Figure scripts
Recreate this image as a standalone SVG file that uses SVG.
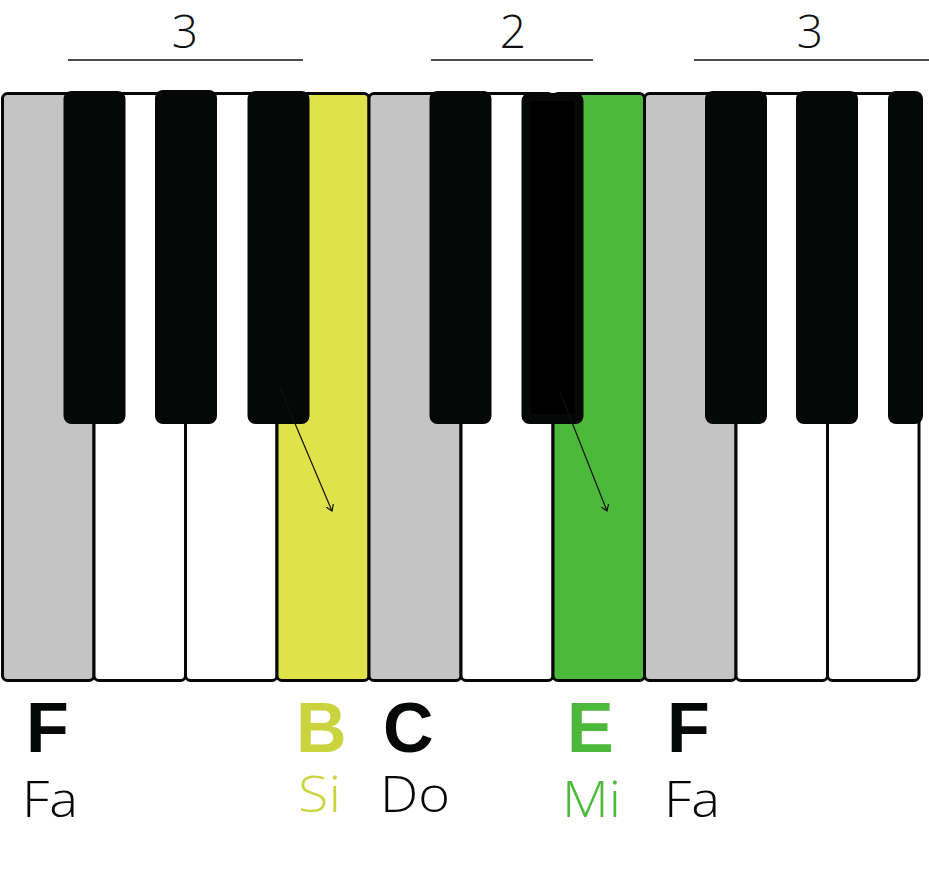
<svg xmlns="http://www.w3.org/2000/svg" width="929" height="872" viewBox="0 0 929 872">
<defs>
<style>
.w{fill:#ffffff;stroke:#050807;stroke-width:3}
.g{fill:#c4c4c4}
.y{fill:#dfe249}
.gr{fill:#4cb93a}
.b{fill:#050807}
.num{font-family:"Open Sans","Liberation Sans",sans-serif;font-weight:300;font-size:46px;fill:#111;text-anchor:middle}
.bar{stroke:#111;stroke-width:1.6}
.lt{font-family:"Liberation Sans","Open Sans",sans-serif;font-weight:700;font-size:70px}
.sm{font-family:"Open Sans","Liberation Sans",sans-serif;font-weight:300;font-size:49px}
.arr{stroke:#111;stroke-width:1.2;fill:none}
</style>
<marker id="ah" markerWidth="8" markerHeight="8" refX="6" refY="4" orient="auto" markerUnits="userSpaceOnUse">
<path d="M0,0 L6,4 L0,8" fill="none" stroke="#111" stroke-width="1.2"/>
</marker>
</defs>
<rect width="929" height="872" fill="#ffffff"/>
<g id="intervals">
<text class="num" x="185" y="48">3</text>
<line class="bar" x1="68" y1="60" x2="303" y2="60"/>
<text class="num" x="513" y="48">2</text>
<line class="bar" x1="431" y1="60" x2="593" y2="60"/>
<text class="num" x="810" y="48">3</text>
<line class="bar" x1="694" y1="60" x2="929" y2="60"/>
</g>
<g id="white-keys">
<rect id="key-F1" class="w g" x="2.5" y="93.5" width="91.5" height="587" rx="5"/>
<rect id="key-G" class="w" x="94" y="93.5" width="91.5" height="587" rx="5"/>
<rect id="key-A" class="w" x="185.5" y="93.5" width="91.5" height="587" rx="5"/>
<rect id="key-B" class="w y" x="277" y="93.5" width="92" height="587" rx="5"/>
<rect id="key-C" class="w g" x="369" y="93.5" width="92" height="587" rx="5"/>
<rect id="key-D" class="w" x="461" y="93.5" width="92" height="587" rx="5"/>
<rect id="key-E" class="w gr" x="553" y="93.5" width="91.5" height="587" rx="5"/>
<rect id="key-F2" class="w g" x="644.5" y="93.5" width="91.5" height="587" rx="5"/>
<rect id="key-G2" class="w" x="736" y="93.5" width="91.5" height="587" rx="5"/>
<rect id="key-A2" class="w" x="827.5" y="93.5" width="91.5" height="587" rx="5"/>
</g>
<g id="black-keys">
<rect class="b" x="63.5" y="91" width="62" height="333" rx="8"/>
<rect class="b" x="155" y="90" width="62" height="334" rx="8"/>
<rect class="b" x="247.5" y="91" width="62" height="333" rx="8"/>
<rect class="b" x="429.5" y="91" width="62" height="333" rx="8"/>
<rect class="b" x="521.5" y="93" width="62" height="331" rx="8"/>
<rect x="531" y="101" width="43" height="313" fill="#000000"/>
<rect class="b" x="705" y="91" width="62" height="333" rx="8"/>
<rect class="b" x="796" y="91" width="62" height="333" rx="8"/>
<rect class="b" x="888" y="91" width="35" height="333" rx="8"/>
</g>
<g id="connectors">
<line class="arr" x1="280" y1="388" x2="332" y2="511" marker-end="url(#ah)"/>
<line class="arr" x1="560" y1="392" x2="607" y2="511" marker-end="url(#ah)"/>
</g>
<g id="labels">
<text class="lt" x="26" y="752" fill="#050807">F</text>
<text class="sm" x="22" y="817" fill="#050807" textLength="56" lengthAdjust="spacingAndGlyphs">Fa</text>
<text class="lt" x="296" y="752" fill="#c9d43f">B</text>
<text class="sm" x="298" y="812" fill="#c9d43f" textLength="43" lengthAdjust="spacingAndGlyphs">Si</text>
<text class="lt" x="383" y="752" fill="#050807">C</text>
<text class="sm" x="380" y="812" fill="#050807" textLength="70" lengthAdjust="spacingAndGlyphs">Do</text>
<text class="lt" x="567" y="752" fill="#4cb93a">E</text>
<text class="sm" x="562" y="817" fill="#4cb93a" textLength="59" lengthAdjust="spacingAndGlyphs">Mi</text>
<text class="lt" x="667" y="752" fill="#050807">F</text>
<text class="sm" x="664" y="817" fill="#050807" textLength="56" lengthAdjust="spacingAndGlyphs">Fa</text>
</g>
</svg>
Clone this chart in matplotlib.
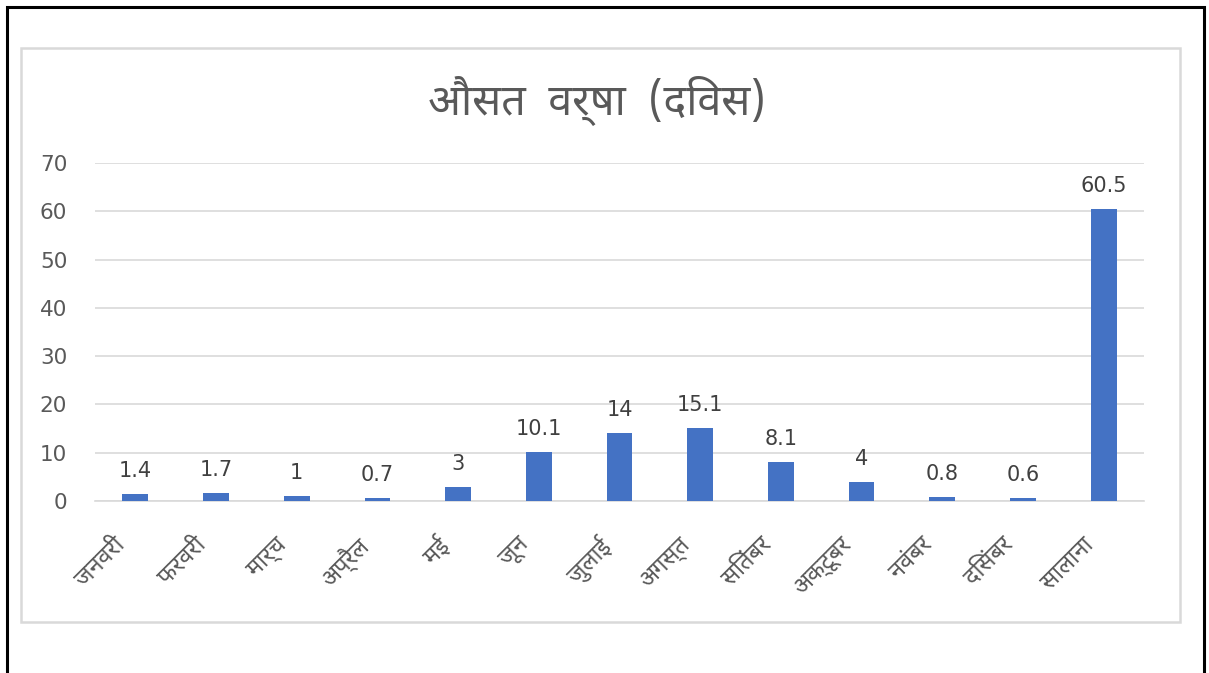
import matplotlib
matplotlib.use("Agg")
import matplotlib.pyplot as plt
import matplotlib.transforms as mtrans
from matplotlib.patches import Rectangle

months = ["जनवरी", "फरवरी", "मार्च", "अप्रैल", "मई", "जून", "जुलाई",
          "अगस्त", "सितंबर", "अक्टूबर", "नवंबर", "दिसंबर", "सालाना"]
rain_days = [1.4, 1.7, 1, 0.7, 3, 10.1, 14, 15.1, 8.1, 4, 0.8, 0.6, 60.5]
value_labels = ["1.4", "1.7", "1", "0.7", "3", "10.1", "14", "15.1", "8.1", "4", "0.8", "0.6", "60.5"]
yticks = [0, 10, 20, 30, 40, 50, 60, 70]
title = "औसत  वर्षा  (दिवस)"

DEV = ["Noto Sans Devanagari", "Noto Sans", "DejaVu Sans"]
NUM = ["DejaVu Sans"]
plt.rcParams["font.family"] = DEV

W, H = 1209, 673
fig = plt.figure(figsize=(W / 100, H / 100), dpi=100)
fig.patch.set_facecolor("white")

# outer black frame
fig.add_artist(Rectangle((7 / W, -0.01), (1204 - 7) / W, 1 - 7 / H + 0.01,
                         transform=fig.transFigure, fill=False,
                         edgecolor="black", linewidth=2.2))
# inner grey chart frame
fig.add_artist(Rectangle((21 / W, 1 - 622 / H), (1180 - 21) / W, (622 - 48) / H,
                         transform=fig.transFigure, fill=False,
                         edgecolor="#d9d9d9", linewidth=1.8))

ax = fig.add_axes([95 / W, 1 - 501 / H, (1144 - 95) / W, (501 - 163) / H])
x = list(range(len(months)))
ax.bar(x, rain_days, width=0.32, color="#4472C4", zorder=3)
ax.set_xlim(-0.5, len(months) - 0.5)
ax.set_ylim(0, 70)
ax.set_yticks(yticks)
ax.set_yticklabels([str(v) for v in yticks], family=NUM)
ax.grid(axis="y", color="#d9d9d9", linewidth=1.2, zorder=0)
for s in ["top", "right", "left"]:
    ax.spines[s].set_visible(False)
ax.spines["bottom"].set_color("#d9d9d9")
ax.spines["bottom"].set_linewidth(1.2)
ax.tick_params(axis="y", length=0, pad=20, labelsize=15.5, labelcolor="#595959")
ax.tick_params(axis="x", length=0, pad=23)
ax.set_xticks(x)
ax.set_xticklabels(months, rotation=45, ha="right", rotation_mode="anchor",
                   fontsize=17, color="#595959")
offset = mtrans.ScaledTranslation(-22 / 100, 0, fig.dpi_scale_trans)
for lbl in ax.get_xticklabels():
    lbl.set_transform(lbl.get_transform() + offset)

for xi, v, t in zip(x, rain_days, value_labels):
    ax.annotate(t, (xi, v), xytext=(0, 12.2), textcoords="offset points",
                ha="center", va="baseline", fontsize=15, color="#404040",
                family=NUM)

fig.text(597 / W, 1 - 101 / H, title, ha="center", va="center",
         fontsize=31, color="#595959")

fig.savefig("out.png", dpi=100, facecolor="white")
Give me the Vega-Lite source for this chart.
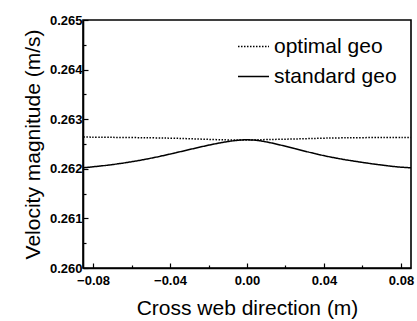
{
  "$schema": "https://vega.github.io/schema/vega-lite/v6.json",
  "width": 328,
  "height": 248,
  "autosize": {"type": "none"},
  "padding": {"left": 83, "top": 20, "right": 6, "bottom": 53},
  "background": "white",
  "config": {
    "view": {"stroke": "black", "strokeWidth": 1.6},
    "font": "Liberation Sans",
    "axis": {
      "domainColor": "black",
      "domainWidth": 1.6,
      "tickColor": "black",
      "tickWidth": 1.2,
      "grid": false,
      "labelColor": "black",
      "titleColor": "black",
      "labelFont": "Liberation Sans",
      "titleFont": "Liberation Sans",
      "labelFontWeight": "bold",
      "labelFontSize": 13,
      "titleFontSize": 21,
      "titleFontWeight": "normal"
    },
    "legend": {
      "labelFont": "Liberation Sans",
      "labelFontSize": 21,
      "labelColor": "black"
    }
  },
  "data": {
    "values": [
      {"x": -0.085, "y": 0.26264, "series": "optimal geo"},
      {"x": -0.06, "y": 0.26263, "series": "optimal geo"},
      {"x": -0.04, "y": 0.26262, "series": "optimal geo"},
      {"x": -0.025, "y": 0.2626, "series": "optimal geo"},
      {"x": -0.01, "y": 0.26258, "series": "optimal geo"},
      {"x": 0.0, "y": 0.26258, "series": "optimal geo"},
      {"x": 0.01, "y": 0.26259, "series": "optimal geo"},
      {"x": 0.025, "y": 0.2626, "series": "optimal geo"},
      {"x": 0.04, "y": 0.26262, "series": "optimal geo"},
      {"x": 0.06, "y": 0.26263, "series": "optimal geo"},
      {"x": 0.085, "y": 0.26263, "series": "optimal geo"},
      {"x": -0.0852, "y": 0.26202, "series": "standard geo"},
      {"x": -0.0697, "y": 0.26208, "series": "standard geo"},
      {"x": -0.052, "y": 0.26219, "series": "standard geo"},
      {"x": -0.035, "y": 0.26234, "series": "standard geo"},
      {"x": -0.0179, "y": 0.2625, "series": "standard geo"},
      {"x": -0.0054, "y": 0.26258, "series": "standard geo"},
      {"x": 0.0013, "y": 0.26259, "series": "standard geo"},
      {"x": 0.0091, "y": 0.26256, "series": "standard geo"},
      {"x": 0.0246, "y": 0.26241, "series": "standard geo"},
      {"x": 0.0417, "y": 0.26224, "series": "standard geo"},
      {"x": 0.0593, "y": 0.26213, "series": "standard geo"},
      {"x": 0.0764, "y": 0.26204, "series": "standard geo"},
      {"x": 0.0852, "y": 0.26202, "series": "standard geo"}
    ]
  },
  "mark": {"type": "line", "color": "black", "interpolate": "basis", "clip": true, "strokeWidth": 1.5},
  "encoding": {
    "x": {
      "field": "x",
      "type": "quantitative",
      "scale": {"domain": [-0.0852, 0.0852], "nice": false, "zero": false},
      "axis": {
        "title": "Cross web direction (m)",
        "values": [-0.08, -0.06, -0.04, -0.02, 0, 0.02, 0.04, 0.06, 0.08],
        "labelExpr": "abs(round(datum.value*100)) % 4 == 0 ? format(datum.value, '.2f') : ''",
        "tickSize": {"condition": {"test": "abs(round(datum.value*100)) % 4 == 0", "value": -5}, "value": -3},
        "labelPadding": 11,
        "titlePadding": 10
      }
    },
    "y": {
      "field": "y",
      "type": "quantitative",
      "scale": {"domain": [0.26, 0.265], "nice": false, "zero": false},
      "axis": {
        "title": "Velocity magnitude (m/s)",
        "values": [0.26, 0.2605, 0.261, 0.2615, 0.262, 0.2625, 0.263, 0.2635, 0.264, 0.2645, 0.265],
        "labelExpr": "round(datum.value*2000) % 2 == 0 ? format(datum.value, '.3f') : ''",
        "tickSize": {"condition": {"test": "round(datum.value*2000) % 2 == 0", "value": -5}, "value": -3},
        "labelPadding": 6,
        "titlePadding": 6
      }
    },
    "strokeDash": {
      "field": "series",
      "type": "nominal",
      "scale": {"domain": ["optimal geo", "standard geo"], "range": [[1.5, 1.5], [1, 0]]},
      "legend": {
        "title": null,
        "orient": "none",
        "legendX": 154,
        "legendY": 10,
        "padding": 0,
        "symbolType": "stroke",
        "symbolSize": 961,
        "symbolStrokeColor": "black",
        "symbolStrokeWidth": 1.4,
        "rowPadding": 3,
        "labelOffset": 4
      }
    }
  }
}
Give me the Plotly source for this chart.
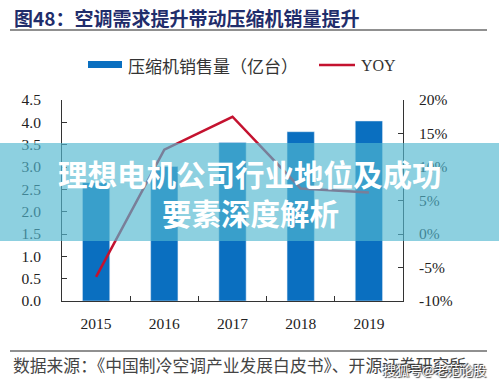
import plotly.graph_objects as go

years = ["2015", "2016", "2017", "2018", "2019"]
sales = [2.65, 3.01, 3.55, 3.79, 4.03]        # 亿台
yoy = [-6.4, 12.6, 17.5, 6.8, 6.2]            # %

left_ticks = [0, 0.5, 1.0, 1.5, 2.0, 2.5, 3.0, 3.5, 4.0, 4.5]
left_labels = ["0.0", "0.5", "1.0", "1.5", "2.0", "2.5", "3.0", "3.5", "4.0", "4.5"]
right_ticks = [-10, -5, 0, 5, 10, 15, 20]
right_labels = ["-10%", "-5%", "0%", "5%", "10%", "15%", "20%"]

title_text = "<b>图48：空调需求提升带动压缩机销量提升</b>"
bar_name = "压缩机销售量（亿台）"
line_name = "YOY"
source_text = "数据来源：《中国制冷空调产业发展白皮书》、开源证券研究所"
banner1 = "理想电机公司行业地位及成功"
banner2 = "要素深度解析"
watermark = "搜狐号@老范论股"

W, H = 499, 385
L, R, T, B = 62, 403, 100, 301

def px(x):
    return (x - L) / (R - L)

def py(y):
    return (B - y) / (B - T)

BAR_COLOR = "#0a6fc0"
LINE_COLOR = "#c4122f"
SERIF = "Liberation Serif"
CJK = "Noto Sans CJK SC"

fig = go.Figure()
fig.add_trace(go.Bar(x=years, y=sales, marker_color=BAR_COLOR, width=0.4,
                     name=bar_name, showlegend=False))
fig.add_trace(go.Scatter(x=years, y=yoy, yaxis="y2", mode="lines",
                         line=dict(color=LINE_COLOR, width=2.5),
                         name=line_name, showlegend=False))

axis_common = dict(showline=True, linecolor="#333", linewidth=1, ticks="inside",
                   ticklen=5, tickcolor="#333", showgrid=False, zeroline=False,
                   tickfont=dict(family=SERIF, size=15.5, color="#222"))

fig.update_layout(
    width=W, height=H,
    margin=dict(l=L, r=W - R, t=T, b=H - B),
    paper_bgcolor="white", plot_bgcolor="white",
    xaxis=dict(type="category", tickson="boundaries", ticklabelstandoff=8,
               **axis_common),
    yaxis=dict(range=[0, 4.5], tickvals=left_ticks, ticktext=left_labels,
               ticklabelstandoff=17, **axis_common),
    yaxis2=dict(range=[-10, 20], tickvals=right_ticks, ticktext=right_labels,
                overlaying="y", side="right", ticklabelstandoff=12, **axis_common),
    showlegend=False,
)

shapes = []
annotations = []

# title + rule
annotations.append(dict(text=title_text, x=px(12), y=py(17), xref="paper", yref="paper",
                        xanchor="left", yanchor="middle", showarrow=False,
                        font=dict(family=CJK, size=19, color="#1f2d6b")))
shapes.append(dict(type="line", xref="paper", yref="paper", x0=px(10), x1=px(487),
                   y0=py(30), y1=py(30), line=dict(color="#222", width=1.2)))

# legend
shapes.append(dict(type="rect", xref="paper", yref="paper", x0=px(88), x1=px(122),
                   y0=py(68), y1=py(61), fillcolor=BAR_COLOR, line=dict(width=0)))
annotations.append(dict(text=bar_name, x=px(126), y=py(65), xref="paper", yref="paper",
                        xanchor="left", yanchor="middle", showarrow=False,
                        font=dict(family=CJK, size=17, color="#333")))
shapes.append(dict(type="line", xref="paper", yref="paper", x0=px(319), x1=px(355),
                   y0=py(65), y1=py(65), line=dict(color=LINE_COLOR, width=2.5)))
annotations.append(dict(text=line_name, x=px(359), y=py(65), xref="paper", yref="paper",
                        xanchor="left", yanchor="middle", showarrow=False,
                        font=dict(family=SERIF, size=16, color="#333")))

# footer
shapes.append(dict(type="line", xref="paper", yref="paper", x0=px(10), x1=px(487),
                   y0=py(351), y1=py(351), line=dict(color="#222", width=1.2)))
annotations.append(dict(text=source_text, x=px(11), y=py(365), xref="paper", yref="paper",
                        xanchor="left", yanchor="middle", showarrow=False,
                        font=dict(family=CJK, size=16.8, color="#444")))
annotations.append(dict(text=watermark, x=px(488), y=py(369), xref="paper", yref="paper",
                        xanchor="right", yanchor="middle", showarrow=False,
                        font=dict(family=CJK, size=13, color="white",
                                  shadow="1px 1px 1px #333, -1px -1px 1px #333")))

# banner overlay
shapes.append(dict(type="rect", xref="paper", yref="paper", x0=px(0), x1=px(W),
                   y0=py(241), y1=py(143), fillcolor="rgba(82,183,208,0.66)",
                   line=dict(width=0), layer="above"))
annotations.append(dict(text="<b>" + banner1 + "</b>", x=px(250), y=py(173),
                        xref="paper", yref="paper", xanchor="center", yanchor="middle",
                        showarrow=False,
                        font=dict(family=CJK, size=29.5, color="white")))
annotations.append(dict(text="<b>" + banner2 + "</b>", x=px(251), y=py(212),
                        xref="paper", yref="paper", xanchor="center", yanchor="middle",
                        showarrow=False,
                        font=dict(family=CJK, size=29.5, color="white")))

fig.update_layout(shapes=shapes, annotations=annotations)
fig.write_html("out.html",
               config={"displayModeBar": False, "staticPlot": True},
               post_script="document.body.style.margin='0';document.body.style.overflow='hidden';")
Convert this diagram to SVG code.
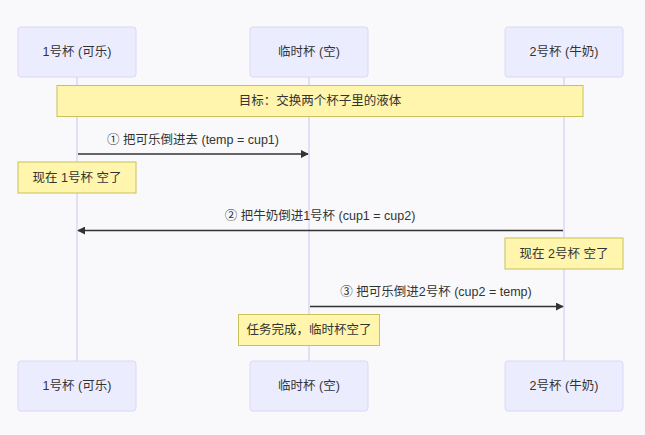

= Directions for this task =
Count the lines above that contain the word "chart". Give only the number.

= Reply to the task =
4